No circularity: claims rest on experimental validation of architecture, not self-referential equations or derivations

full rationale

The paper describes the LASSA architecture (LLM agent + solver + sensor/actuator) for UUV fault-tolerant control and reports lake trial results under normal and single-fault conditions. No equations, first-principles derivations, fitted parameters, or predictions are presented that reduce to their own inputs by construction. The central claims (hallucination suppression via solver constraints, dual-loop control) are justified by observed experimental outcomes rather than any self-definitional loop, self-citation load-bearing premise, or ansatz smuggled through prior work. The three solver constraints are invoked as a practical filter but are not mathematically derived from the target result itself. This is a standard architecture-plus-experiment paper with no detectable circularity in its reasoning chain.

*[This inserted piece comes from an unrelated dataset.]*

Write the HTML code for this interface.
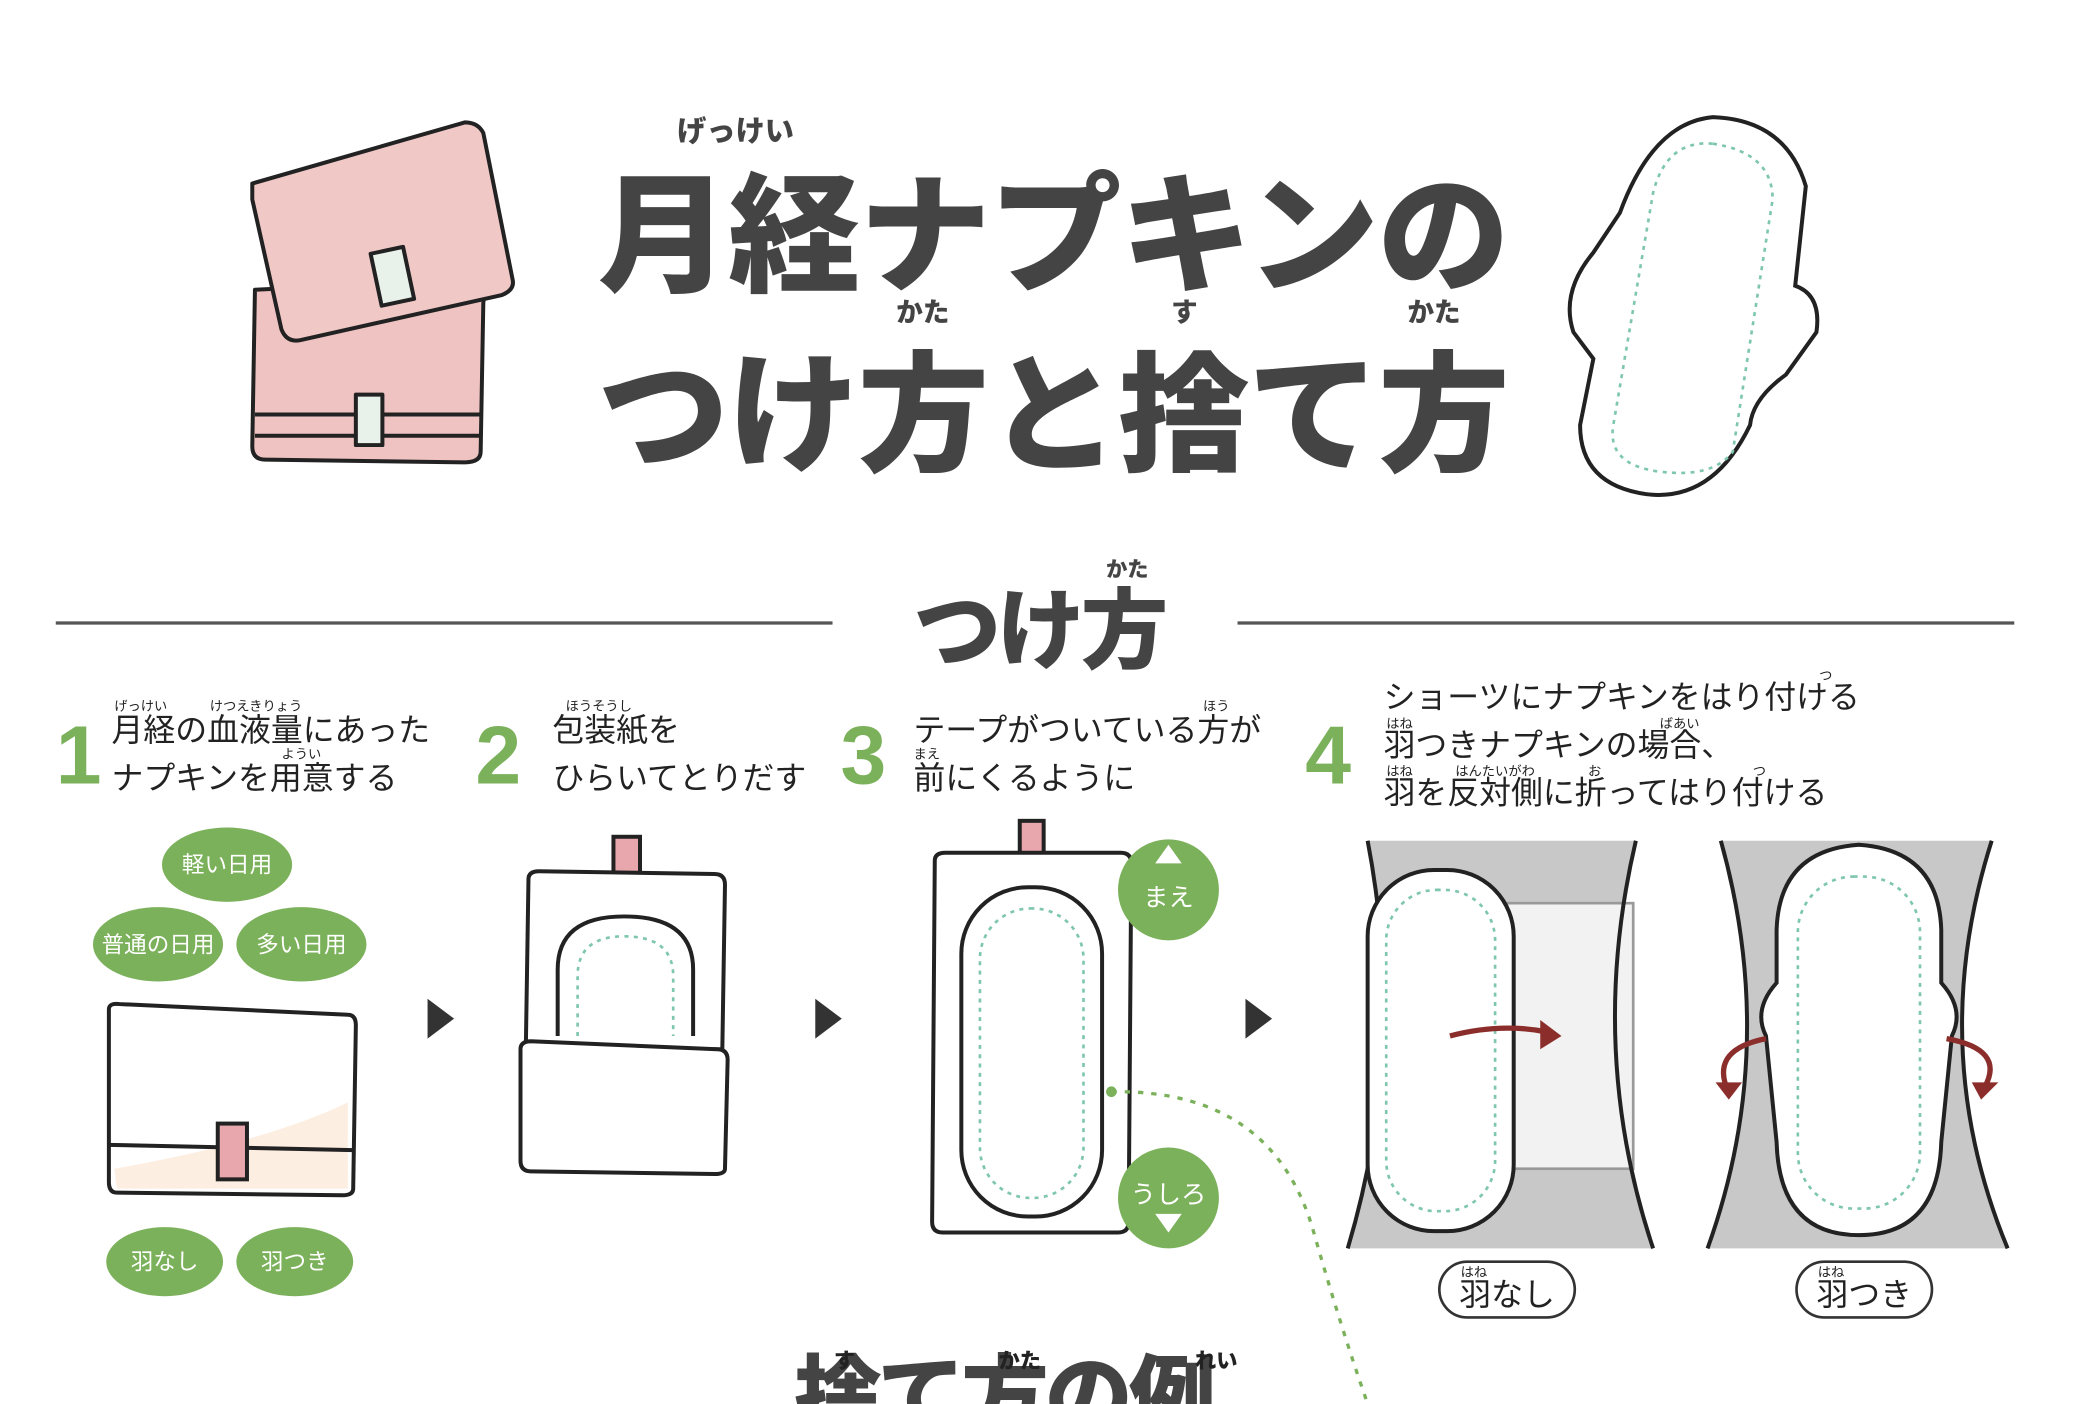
<!DOCTYPE html>
<html><head><meta charset="utf-8"><style>
html,body{margin:0;padding:0;background:#fff;}
svg{display:block}
text{font-family:"Liberation Sans","Noto Sans CJK JP",sans-serif;}
</style></head><body>
<svg width="2082" height="1404" viewBox="0 0 1568 1057" xmlns="http://www.w3.org/2000/svg">
<rect width="1568" height="1057" fill="#fff"/>
<g stroke="#222" stroke-width="3" stroke-linejoin="round">
<path d="M192 218 L358 210 Q366 212 364 228 L362 340 Q362 348 350 348 L200 346 Q190 346 190 336 Z" fill="#eec3c1"/>
<line x1="192" y1="312" x2="362" y2="312"/><line x1="192" y1="328" x2="362" y2="328"/>
<rect x="268" y="297" width="20" height="38" fill="#e9f2ea"/>
<path d="M190 138 L350 92 Q360 92 364 100 L386 210 Q388 218 378 222 L226 256 Q216 258 212 248 L190 150 Z" fill="#f0c8c6"/>
<rect x="283" y="188" width="25" height="40" fill="#e9f2ea" transform="rotate(-12 295 208)"/>
</g>
<g stroke="#222" stroke-width="3" fill="#fff">
<path d="M1290 88 Q1345 90 1360 140 L1352 215 Q1372 222 1368 250 L1345 282 Q1320 300 1318 320 Q1290 378 1240 372 Q1190 365 1190 320 L1200 270 L1185 250 Q1175 220 1200 190 L1220 160 Q1245 92 1290 88 Z"/>
</g>
<path d="M1290 108 Q1335 115 1335 150 L1305 340 Q1290 360 1250 355 Q1210 350 1215 320 L1245 145 Q1255 105 1290 108 Z" fill="none" stroke="#7ec6b0" stroke-width="2" stroke-dasharray="3 4"/>
<g fill="#444" font-weight="900">
<text x="450" y="212" font-size="98" letter-spacing="-1" textLength="686" lengthAdjust="spacingAndGlyphs">月経ナプキンの</text>
<text x="450" y="347" font-size="98" letter-spacing="-1" textLength="686" lengthAdjust="spacingAndGlyphs">つけ方と捨て方</text>
<text x="510" y="106" font-size="22">げっけい</text>
<text x="675" y="242" font-size="20">かた</text>
<text x="882" y="242" font-size="20">す</text>
<text x="1060" y="242" font-size="20">かた</text>
<text x="688" y="498" font-size="66" letter-spacing="-3">つけ方</text>
<text x="833" y="434" font-size="16">かた</text>
<text x="598" y="1075" font-size="66" letter-spacing="-3">捨て方の例</text>
</g>
<line x1="42" y1="469" x2="627" y2="469" stroke="#555" stroke-width="2.5"/>
<line x1="932" y1="469" x2="1517" y2="469" stroke="#555" stroke-width="2.5"/>
<g fill="#7cb15b" font-weight="700" font-size="62">
<text x="42" y="590">1</text><text x="358" y="590">2</text><text x="633" y="590">3</text><text x="983" y="590">4</text>
</g>
<g fill="#222" font-size="24">
<text x="84" y="558">月経の血液量にあった</text>
<text x="84" y="594">ナプキンを用意する</text>
<text x="416" y="558">包装紙を</text>
<text x="416" y="594">ひらいてとりだす</text>
<text x="688" y="558">テープがついている方が</text>
<text x="688" y="594">前にくるように</text>
<text x="1042" y="533">ショーツにナプキンをはり付ける</text>
<text x="1042" y="569">羽つきナプキンの場合、</text>
<text x="1042" y="605">羽を反対側に折ってはり付ける</text>
</g>
<g fill="#222" font-size="10">
<text x="86" y="535">げっけい</text><text x="158" y="535">けつえきりょう</text><text x="212" y="571">ようい</text>
<text x="426" y="535">ほうそうし</text><text x="906" y="535">ほう</text><text x="688" y="571">まえ</text>
<text x="1370" y="512">つ</text><text x="1044" y="548">はね</text><text x="1250" y="548">ばあい</text>
<text x="1044" y="584">はね</text><text x="1096" y="584">はんたいがわ</text><text x="1196" y="584">お</text><text x="1320" y="584">つ</text>
</g>
<g fill="#7cb15b">
<ellipse cx="171" cy="651" rx="49" ry="28"/><ellipse cx="119" cy="711" rx="49" ry="28"/><ellipse cx="227" cy="711" rx="49" ry="28"/>
<ellipse cx="124" cy="950" rx="44" ry="26"/><ellipse cx="222" cy="950" rx="44" ry="26"/>
</g>
<g fill="#fff" font-size="17" text-anchor="middle">
<text x="171" y="657">軽い日用</text><text x="119" y="717">普通の日用</text><text x="227" y="717">多い日用</text>
<text x="124" y="956">羽なし</text><text x="222" y="956">羽つき</text>
</g>
<g stroke="#222" stroke-width="3">
<path d="M82 760 Q82 755 90 756 L262 764 Q268 764 268 772 L266 895 Q266 900 258 900 L88 898 Q82 898 82 890 Z" fill="#fff"/>
<path d="M86 880 Q200 860 262 830 L262 895 L88 895 Z" fill="#fdeee2" stroke="none"/>
<line x1="82" y1="862" x2="266" y2="866"/>
<rect x="164" y="846" width="22" height="42" fill="#e7a7ad"/>
</g>
<g fill="#333"><path d="M322 752 L342 767 L322 782Z"/><path d="M614 752 L634 767 L614 782Z"/><path d="M938 752 L958 767 L938 782Z"/></g>
<g stroke="#222" stroke-width="3">
<rect x="462" y="630" width="20" height="30" fill="#e7a7ad"/>
<path d="M398 662 Q398 656 406 656 L538 658 Q546 658 546 666 L544 790 L396 790 Z" fill="#fff"/>
<path d="M420 780 L420 730 Q420 690 470 690 Q522 690 522 730 L522 780" fill="#fff"/>
<path d="M392 790 Q392 784 400 784 L540 790 Q548 790 548 798 L546 880 Q546 884 538 884 L400 882 Q392 882 392 874 Z" fill="#fff"/>
</g>
<path d="M435 780 L435 735 Q435 705 470 705 Q507 705 507 735 L507 780" fill="none" stroke="#7ec6b0" stroke-width="2" stroke-dasharray="3 4"/>
<g stroke="#222" stroke-width="3">
<rect x="768" y="618" width="18" height="30" fill="#e7a7ad"/>
<path d="M704 648 Q704 642 712 642 L844 642 Q852 642 852 650 L850 920 Q850 928 842 928 L710 928 Q702 928 702 920 Z" fill="#fff"/>
<rect x="724" y="668" width="106" height="248" rx="50" fill="#fff"/>
</g>
<rect x="738" y="684" width="78" height="218" rx="38" fill="none" stroke="#7ec6b0" stroke-width="2" stroke-dasharray="3 4"/>
<g fill="#7cb15b"><circle cx="880" cy="670" r="38"/><circle cx="880" cy="902" r="38"/><circle cx="837" cy="822" r="4"/></g>
<g fill="#fff"><path d="M880 636 L890 650 L870 650Z"/><path d="M880 928 L890 914 L870 914Z"/></g>
<g fill="#fff" font-size="19" text-anchor="middle"><text x="880" y="682">まえ</text><text x="880" y="906">うしろ</text></g>
<path d="M837 822 Q960 820 990 930 Q1010 1000 1030 1057" fill="none" stroke="#7cb15b" stroke-width="2.5" stroke-dasharray="4 6"/>
<path d="M1030 633 L1232 633 Q1195 790 1245 940 L1015 940 Q1060 790 1030 633Z" fill="#c8c8c8"/>
<rect x="1110" y="680" width="120" height="200" fill="#f2f2f2" stroke="#999" stroke-width="2"/>
<g stroke="#222" stroke-width="3" fill="none"><path d="M1030 633 Q1060 790 1015 940"/><path d="M1232 633 Q1195 790 1245 940"/></g>
<rect x="1030" y="655" width="110" height="272" rx="50" fill="#fff" stroke="#222" stroke-width="3"/>
<rect x="1044" y="670" width="82" height="242" rx="38" fill="none" stroke="#7ec6b0" stroke-width="2" stroke-dasharray="3 4"/>
<path d="M1092 780 Q1130 770 1165 777" fill="none" stroke="#8b2e2b" stroke-width="4"/><path d="M1160 768 L1176 780 L1160 790Z" fill="#8b2e2b"/>
<path d="M1296 633 L1500 633 Q1450 790 1512 940 L1286 940 Q1340 790 1296 633Z" fill="#c8c8c8"/>
<g stroke="#222" stroke-width="3" fill="none"><path d="M1296 633 Q1340 790 1286 940"/><path d="M1500 633 Q1450 790 1512 940"/></g>
<path d="M1400 636 Q1460 640 1462 700 L1462 740 Q1480 760 1470 780 L1462 860 Q1460 930 1400 930 Q1340 930 1338 860 L1330 780 Q1320 760 1338 740 L1338 700 Q1340 640 1400 636Z" fill="#fff" stroke="#222" stroke-width="3"/>
<rect x="1354" y="660" width="92" height="250" rx="42" fill="none" stroke="#7ec6b0" stroke-width="2" stroke-dasharray="3 4"/>
<g stroke="#8b2e2b" stroke-width="4" fill="none"><path d="M1330 782 Q1290 790 1300 818"/><path d="M1466 782 Q1510 790 1495 818"/></g>
<g fill="#8b2e2b"><path d="M1292 815 L1312 815 L1302 828Z"/><path d="M1485 815 L1505 815 L1492 828Z"/></g>
<g fill="#fff" stroke="#333" stroke-width="2"><rect x="1084" y="950" width="102" height="42" rx="21"/><rect x="1353" y="950" width="102" height="42" rx="21"/></g>
<g fill="#222" font-size="24" text-anchor="middle"><text x="1135" y="983">羽なし</text><text x="1404" y="983">羽つき</text></g>
<g fill="#222" font-size="10"><text x="1100" y="961">はね</text><text x="1369" y="961">はね</text></g>
<g fill="#222" font-size="16" font-weight="900"><text x="628" y="1030">す</text><text x="752" y="1030">かた</text><text x="900" y="1030">れい</text></g>
</svg>
</body></html>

Axiom & Free-Parameter Ledger

0 free parameters · 2 axioms · 1 invented entities

The central claim depends on two domain assumptions about LLM reasoning and solver coverage; no free parameters or new physical entities are introduced.

axioms (2)
  • domain assumption Large language models can perform reliable autonomous reasoning to identify unknown faults and replan tasks without hard-coded rules
    Invoked in the description of the LLM agent's role in the LASSA architecture.
  • domain assumption The solver's physical boundary constraints are comprehensive enough to block all unsafe LLM-generated commands
    Central to the claim that hallucinations are suppressed and decisions remain verifiable.
invented entities (1)
  • LASSA architecture no independent evidence
    purpose: Integrate LLM reasoning with a feasibility solver and dual control loops for safe autonomous UUV operation
    Newly proposed framework; no independent evidence outside the paper is provided.